Note: You can find the charts/graphs for the Local Lowdown at the end of this section.


Is the market balancing? Tentatively, maybe!

The median single-family home and condo prices in the Greater Bay Area continued to decline from their peaks reached earlier this year. These movements are within the bounds of normal price variability, but after large price gains, it feels like any downward movement signals a market correction. As mentioned in the Big Story, prices tend to stagnate in the summer and fall months when inventory is at its highest, so we aren’t ringing the alarm bells quite yet. Homes over the past five years have become less affordable, yet demand boomed. With 30-year mortgage rates potentially settling around 5%, fewer potential buyers will participate in the market than they did last year when mortgage rates were at all-time lows.
Supply is still historically low, which will protect prices from experiencing a major downturn. Prices will likely follow a similar trend as last year, holding relatively steady through the summer and fall months. If you’re following home prices closely, as we tend to do, you don’t need to worry about losing equity in your home, or softening demand, or even an official recession — so long as it doesn’t affect your job. The housing market remains strong in the Greater Bay Area.


Sales slowdown

July saw housing inventory rise in the North Bay and East Bay, but decline in Silicon Valley and San Francisco. Inventory tends to peak in the summer months, which appears to be the case this year. We entered 2022 with the lowest inventory in history, but the number of homes for sale has risen considerably since December 2021 in each Bay region except for San Francisco. Although the supply of homes is still far from pre-pandemic levels, we’ve been pleased to see that inventory at least increased in the first half of the year. With the substantial drop in sales and new listings from June to July 2022, the peak inventory levels for 2022 will likely be the lowest on record.
The steep decline in sales indicates that demand is softening. We aren’t saying that demand is low, but it’s trending closer to balanced between buyers and sellers than we’ve seen in years.
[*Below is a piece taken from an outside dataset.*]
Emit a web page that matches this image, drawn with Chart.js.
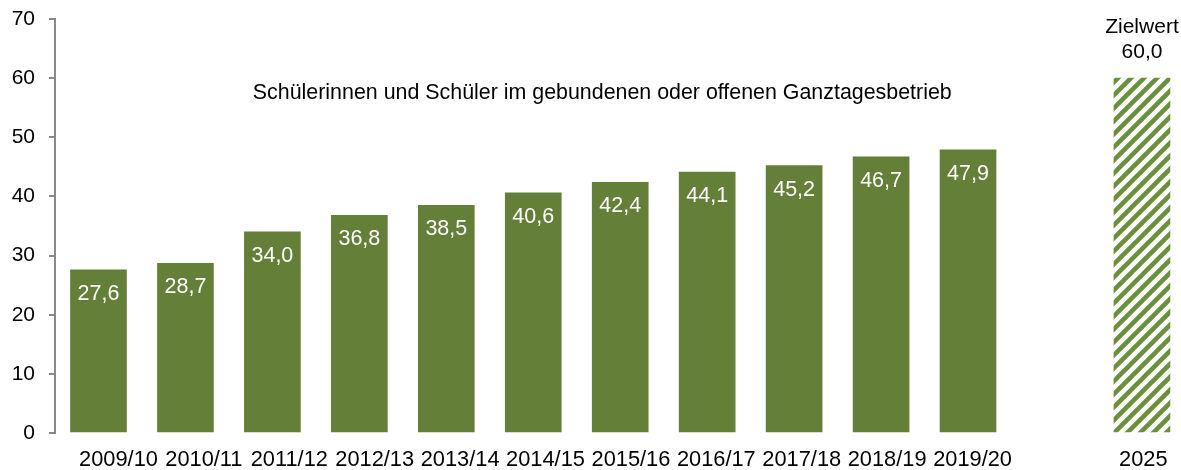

Months of Supply Inventory inches toward a more balanced market

Months of Supply Inventory (MSI) quantifies the supply/demand relationship by measuring how many months it would take for all current homes listed on the market to sell at the current rate of sales. The long-term average MSI is around three months in California, which indicates a balanced market. An MSI lower than three indicates that there are more buyers than sellers on the market (meaning it’s a sellers’ market), while a higher MSI indicates there are more sellers than buyers (meaning it’s a buyers’ market). Notably, single-family home MSI has climbed higher over the past four months with the exception of San Francisco, but remains well below three months of supply, indicating that the Greater Bay Area is still experiencing a sellers’ market.